É um governo de negacionismo estrutural, como o de Donald Trump. Em discursos que precisam desqualificar fontes legítimas de conhecimento dentro do mundo moderno (Cassimiro & Lynch, 2022, pp. 136-138). Outro elemento interessante, o conspiracionismo é emoção para pessoas frustradas, ressentidas, com a mediocridade de suas vidas (Cassimiro & Lynch, 2022, p. 158). Lembrando os autores, em outro momento do livro, como esse bolsonarismo foi porta de entrada pública para uma série de atores sociais antes desconhecidos; esses ganharam relevância ou poder, mesmo concorrendo a cargos legislativos.

O capítulo 4, Uma revolução reacionária frustrada?, aponta para algo que se confirmou. A tentativa de golpe de Estado não se sustentou. Falando os autores da questão de um possível autogolpe e arruaça eleitoral.

Os autores apontam que hoje nossas Forças Armadas possuem menos incentivos, internos e externos, em comparação com o golpe de 64. Por isso, a eterna promessa de Bolsonaro sobre um golpe militar parece um blefe. Suas ameaças são vagas e calculadamente ambíguas.

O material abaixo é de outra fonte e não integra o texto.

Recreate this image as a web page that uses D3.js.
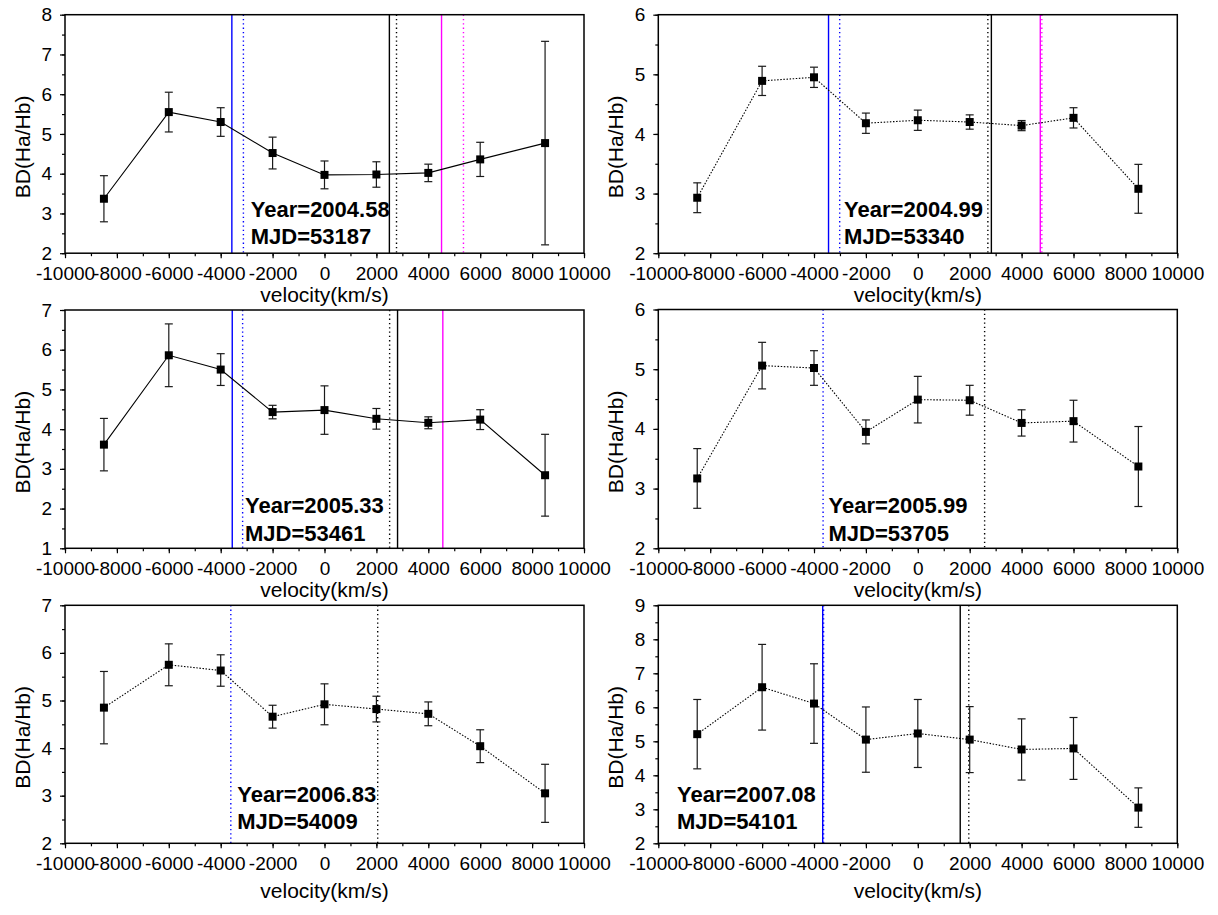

Os autores, porém, previram que Bolsonaro ia criar um cenário de caos para barganhar sua entrega do poder, em uma busca por imunidade mesmo jurídica (Cassimiro & Lynch, 2022, p. 170). O que é interessante para o Centrão do Legislativo, essa ideia de um Executivo e um Judiciário enfraquecido, até para eles tentarem ganhar mais poder (Cassimiro & Lynch, 2022, p. 182).

É interessante ler, junto ao livro de Cassimiro e Lynch, também a obra de João Cezar de Castro Rocha (2023), que termina sendo uma atualização, em alguns pontos, sobre como foi conturbada tal transição de Bolsonaro.

O livro fecha com uma conclusão, chamada O paradoxo do parasita. Nela voltamos para o ponto de que não há democracia sem crises de legitimidade. O paradoxo do parasita, para os autores, envolve o fato de que esses políticos vivem de explorar o ódio ao sistema democrático, contudo não sabem se sobreviveriam fora dele. Talvez eles morressem junto com essa democracia. O livro encerra falando que pelo prejuízo que causam não devem ser tolerados. Conhecer seus dilemas e estratégias é tarefa para que possamos combatê-los (Cassimiro & Lynch, 2022, p. 192).

Nossas considerações finais envolvem dizer que o livro é bastante rico e útil para se estudar tal direita contemporânea. A obra mostra que, através de diferentes formas, tal direita sempre esteve presente no Brasil, seja no Império ou em certos partidos fisiológicos do Centrão atual. A direita está aí desde o Império, o que aconteceu foi então uma radicalização.



Notas

1 José Bonifácio, Bernardo Pereira de Vasconcelos, Visconde de Uruguai, Alberto Torres e Oliveira Vianna.

2 Alberto e Campos Sales, Joaquim Murtinho e Eugênio Gudin.


Referências

Cassimiro, P. H., & Lynch, C. (2022). O populismo reacionário: ascensão e legado do bolsonarismo. Contracorrente.

Empoli, G. da. (2020). Os engenheiros do caos. Vestígio.

Fausto, R. (2017). Caminhos da esquerda: elementos para uma reconstrução. Companhia das Letras.

Mudde, C. (2000). The ideology of the extreme right. Manchester University Press.

Nicolau, J. (2020). O Brasil dobrou à direita: uma radiografia da eleição de Bolsonaro em 2018. Zahar.

Paiva, M. J. de. (2021). Analisando a qualidade da democracia brasileira: a ascensão de Olavo de Carvalho como um reflexo da desconfiança política e da falta de accountability. Leviathan (São Paulo), 17, 1-20. https://www.revistas.usp.br/leviathan/article/view/158671

Rocha, J. C. de. C. (2023). Bolsonarismo: da guerra cultural ao terrorismo doméstico. Autêntica.